Dina Brodsky’s Paintings Are Incredibly Detailed, and Incredibly Small

Growing up, Dina Brodsky was convinced she was going to be a veterinarian or a professional hitchhiker. “My mother was a musician, and a lot of her friends were artists, but I was always more interested in animals and adventuring,” she admitted in an interview with Whitehot Magazine.

All that changed after she started going to university, where she accidentally ended up taking a foundations art class. “Within less than a week I was completely in love (or addicted, depending on the point of view) – I knew that this was what I wanted to do, every day, for the rest of my life,” she says.
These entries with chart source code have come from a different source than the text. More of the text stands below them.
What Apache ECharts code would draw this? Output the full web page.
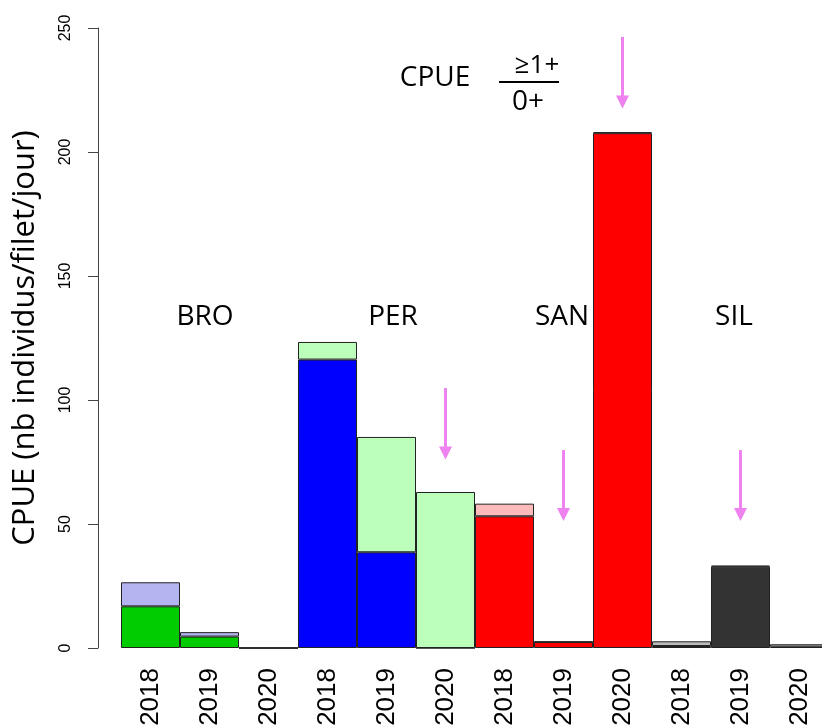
<!DOCTYPE html>
<html>
<head>
<meta charset="utf-8">
<script src="https://cdn.jsdelivr.net/npm/echarts@6/dist/echarts.min.js"></script>
<style>
  html, body { margin: 0; padding: 0; background: #fff; }
  #chart { width: 822px; height: 728px; }
</style>
</head>
<body>
<div id="chart"></div>
<script>
// sites and years (x axis)
const sites = ['BRO', 'PER', 'SAN', 'SIL'];
const years = ['2018', '2019', '2020'];

// CPUE >=1+ (dark, bottom) and total CPUE (top of bar), one per site/year
const cpueAdult = [16.8, 4.6, 0, 116.3, 38.6, 0, 53.1, 2.4, 207.6, 0.8, 32.8, 0.5];
const cpueTotal = [26.5, 6.4, 0, 123.4, 85.1, 62.9, 58.2, 2.6, 208.0, 2.7, 33.2, 1.5];

// colours per site: dark part, light part
const darkColors = ['#00CC00', '#0000FF', '#FF0000', '#333333'];
const lightColors = ['#B4B4F0', '#BBFFBB', '#FFBBBB', '#BBBBBB'];

// arrows: [category, start value, end value]
const arrows = [
  ['PER-2020', 104.8, 78.6],
  ['SAN-2019', 79.8, 53.8],
  ['SAN-2020', 246.4, 220.2],
  ['SIL-2019', 79.8, 53.8],
];

const yTicks = [0, 50, 100, 150, 200, 250];

const categories = [];
sites.forEach(s => years.forEach(y => categories.push(s + '-' + y)));

const chart = echarts.init(document.getElementById('chart'));
const font = 'Open Sans';

const lowerData = cpueAdult.map((v, i) => ({
  value: v,
  itemStyle: { color: darkColors[Math.floor(i / 3)] },
}));
const upperData = cpueTotal.map((v, i) => ({
  value: +(v - cpueAdult[i]).toFixed(2),
  itemStyle: { color: lightColors[Math.floor(i / 3)] },
}));

const barStyle = { borderColor: '#222', borderWidth: 1 };

chart.setOption({
  animation: false,
  grid: { left: 121, top: 28, width: 708, bottom: 80, outerBoundsMode: 'none', containLabel: false },
  xAxis: {
    type: 'category',
    data: categories,
    axisLine: { show: false },
    axisTick: { show: false },
    axisLabel: {
      rotate: 90, interval: 0, margin: 20,
      fontSize: 26, fontFamily: 'Liberation Sans', color: '#000',
      formatter: v => v.split('-')[1],
    },
  },
  yAxis: {
    type: 'value',
    min: 0, max: yTicks[yTicks.length - 1], interval: 50,
    offset: 23,
    splitLine: { show: false },
    axisLine: { show: true, lineStyle: { color: '#444', width: 1 } },
    axisTick: { show: true, length: 10, lineStyle: { color: '#444' } },
    axisLabel: {
      rotate: 90, margin: 24,
      fontSize: 16, fontFamily: 'Liberation Sans', color: '#000',
    },
    name: 'CPUE (nb individus/filet/jour)',
    nameLocation: 'middle',
    nameRotate: 90,
    nameGap: 57,
    nameTextStyle: { fontSize: 31, fontFamily: font, color: '#000' },
  },
  series: [
    {
      type: 'bar', stack: 'cpue', data: lowerData,
      barWidth: '100%', barCategoryGap: 0,
      itemStyle: barStyle,
      silent: true,
    },
    {
      type: 'bar', stack: 'cpue', data: upperData,
      barWidth: '100%', barCategoryGap: 0,
      itemStyle: barStyle,
      silent: true,
      markLine: {
        silent: true,
        symbol: ['none', 'triangle'],
        symbolSize: 13,
        label: { show: false },
        lineStyle: { color: '#EE82EE', width: 3, type: 'solid' },
        emphasis: { disabled: true },
        data: arrows.map(a => [{ coord: [a[0], a[1]] }, { coord: [a[0], a[2]] }]),
      },
    },
  ],
  graphic: [
    ...sites.map((s, i) => ({
      type: 'text',
      x: [205, 393, 562, 734][i], y: 317,
      style: { text: s, font: '28px "Open Sans"', fill: '#000', align: 'center', verticalAlign: 'middle' },
    })),
    {
      type: 'text', x: 435, y: 78,
      style: { text: 'CPUE', font: '28px "Open Sans"', fill: '#000', align: 'center', verticalAlign: 'middle' },
    },
    {
      type: 'text', x: 537, y: 66,
      style: { text: '≥1+', font: '26px "Open Sans"', fill: '#000', align: 'center', verticalAlign: 'middle' },
    },
    {
      type: 'line',
      shape: { x1: 499, y1: 82, x2: 559, y2: 82 },
      style: { stroke: '#000', lineWidth: 2 },
    },
    {
      type: 'text', x: 528, y: 102,
      style: { text: '0+', font: '28px "Open Sans"', fill: '#000', align: 'center', verticalAlign: 'middle' },
    },
  ],
});
</script>
</body>
</html>
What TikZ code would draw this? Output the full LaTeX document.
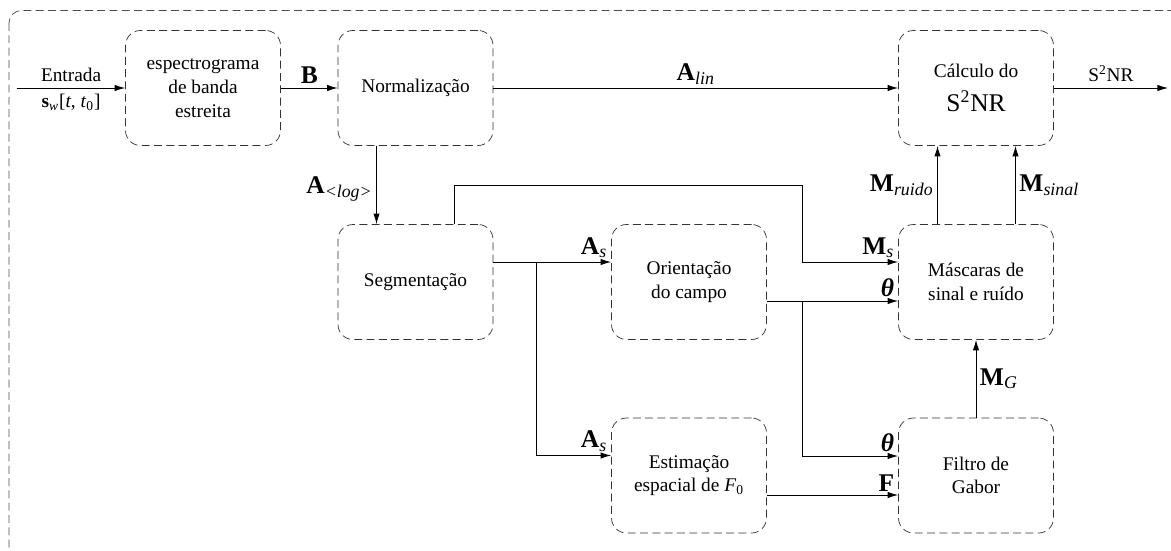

Now a full-time artist, she works as both a painter and a curator. A contemporary realist miniaturist, she admits that she likes to stick to smaller-scaled work. “I don’t think I was ever anything except for a miniature painter, although I’ve tried painting on all sorts of scales,” she says. “I remember my mother taking me to a children’s art school in Minsk that one of her friends was running – I must have been around 5. He asked me to draw a figure, and put me in front of an easel with a large pad of newsprint, I drew a figure that took up a tiny corner. He asked me to try again, bigger, and I drew something only slightly bigger- after a few attempts he told my mother he couldn’t really teach me.”

“I think I’m incredibly fortunate, because, within the last 15 years that I’ve been working as a professional artist, the art world has started to emerge from what I always thought of as a sort of dark age,” she says. “I think for a lot of the 20th century the mainstream art world has been dominated by art that is very commercial, conceptually heavy-handed and visually bland.”